Ben Stanton’s lighting design helps give this “tale” a dramatic, epic quality. This design includes murky, smoke-filled spotlights and sudden moments of complete darkness. Sometimes, light etches just the outlines of Varone’s torso, his face in darkness. Another time, he’s bathed in an ethereal, blindingly white light.
In “Big Daddy,” Petronio includes speaking and reading text as well as movement in this moving tribute to his father.
Text -- excerpts about his father from Petronio’s autobiography, “Confessions of a Motion Addict” -- serves as the primary way he honors his father’s memory. Movement comes in short bursts. At one point, text and movement are in sync. Petronio describes how his father loved to play sports but could not interest his son in it. Then, the dancer delivers a sequence of sports movements, like hitting a baseball, but in a frantic, somewhat awkward way as though imagining what it would have looked like if he had tried it.
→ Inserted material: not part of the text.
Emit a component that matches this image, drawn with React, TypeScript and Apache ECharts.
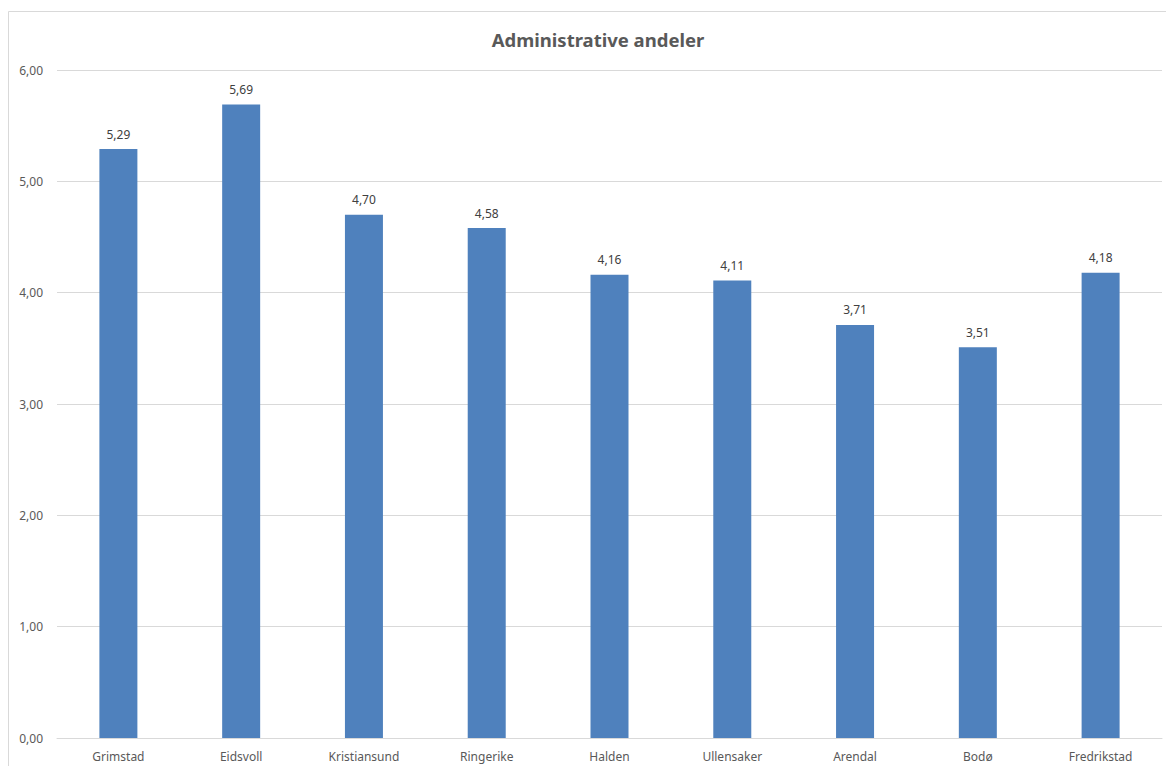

While actual movement plays a secondary role, we see movement nonetheless in Petronio’s vivid descriptions of his father, dancing the foxtrot with his mother, eating with gusto. Petronio also writes of how, as a child, he would dive off a diving board, even though he didn’t know how to swim, trusting his father would catch him. In the end, it’s his father, who places himself in Petronio’s hands, trusting his son to help him.
The dance ends, as Petronio says, “This is the story of a man. He is my father and he’s gone and that’s final.” Then, the dancer, his back to the audience, walks away.
Ronald K. Brown also honors his late father in “Through Time and Culture” but not in an obvious way. He pays tribute by continuing to do what he loves, which is dancing – something his father encouraged and supported. , and remembering his father, who supported and encouraged him to do this – and others who have done the same and are no longer on this earth. His dance celebrates life in his embodiment of rhythm as well as in movements, grounded in the African tradition, to Mother Earth. He leaves the earth in short jumps. Other movements have buoyancy. His performance is reverent and mesmerizing.